Algorithm-Specific Methods

update_model: This updates the model based on the collected trajectories and rewards. It is called after the rollout phase, during the training loop, to improve the model's performance. Algorithms such as Proximal Policy Optimization (PPO) implement the update_model function but require additional features. For example, they may need to implement functions like get_ppo_variables to handle specific aspects of the PPO algorithm. For more details, see the section on Core Algorithms / PPO.

Config Items

The RLConfig class contains all the configuration items needed to define and control the behavior of an RL task in KSim.
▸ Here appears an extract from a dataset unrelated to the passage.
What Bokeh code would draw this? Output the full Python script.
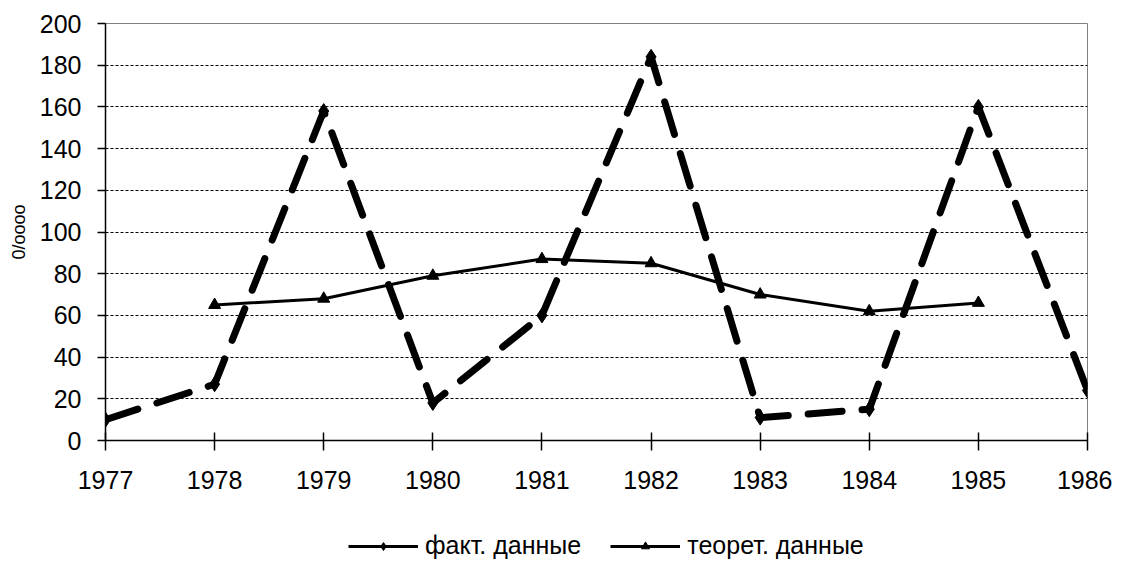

Here's a summary of key configuration items, grouped by purpose:

Viewer & Visualization

run_model_viewer: Whether to run the environment viewer loop instead of training.
run_model_viewer_argmax_action: Whether to use argmax policy when running the viewer.
run_viewer_num_seconds: Number of seconds to run the viewer (None means manual quit).
run_viewer_save_renders: If True, saves each frame as an image.
run_viewer_save_video: If True, saves the trajectory as a .gif or .mp4 video.

Dataset Collection

collect_dataset: If True, collect a dataset instead of training.
dataset_num_batches: Number of batches of trajectories to collect.
dataset_save_path: Optional path to save the collected dataset.
collect_dataset_argmax_action: Whether to use argmax action during dataset collection.

Logging

log_train_metrics: Whether to log metrics during training.
epochs_per_log_step: Number of epochs between logging steps.
profile_memory: Whether to profile memory usage during training.

Training Parameters

num_envs: Number of parallel environments to simulate.
batch_size: Number of updates per rollout batch.
rollout_length_seconds: Duration of each environment rollout.

Evaluation / Validation

valid_every_n_seconds: Frequency (in seconds) to run full validation.
valid_first_n_seconds: When to run first validation after start.
render_full_every_n_steps: Number of valid steps between full renders.

Rendering Configuration

max_values_per_plot: Max number of series plotted per variable.
plot_figsize: Size of matplotlib plots.
render_with_glfw: If None, auto-detect GLFW availability.
render_shadow: Render with shadow.
render_reflection: Render with reflection.
render_contact_force: Show contact forces.
render_contact_point: Show contact points.
render_inertia: Show inertia visualization.
render_height_small, render_width_small: Dimensions of small viewer window.
render_height, render_width: Dimensions of full render window.
render_length_seconds: Duration of evaluation render.
render_fps: FPS for the rendered video.
render_slowdown: Slowdown factor for video replay.
render_track_body_id: Body ID to track with camera.
render_distance, render_azimuth, render_elevation, render_lookat: Camera configuration.
render_markers: Whether to draw debug markers.
render_camera_name: Which camera to use by name or ID.

Physics Engine Parameters

ctrl_dt: Control loop timestep.
dt: Physics simulation timestep.
tolerance: Solver tolerance.
iterations: Max iterations for main solver.
ls_iterations: Line search iterations (for CG/Newton solvers).
solver: Solver type (e.g., 'newton').
integrator: Integrator type (e.g., 'implicitfast').
disable_euler_damping: Improves perf by disabling damping.
max_action_latency: Max action latency for sim.
reward_clip_min, reward_clip_max: Clip reward values.

This configuration is designed to be flexible and accommodate the needs of a wide range of reinforcement learning experiments in KSim. You can extend or modify it depending on your specific task or engine setup.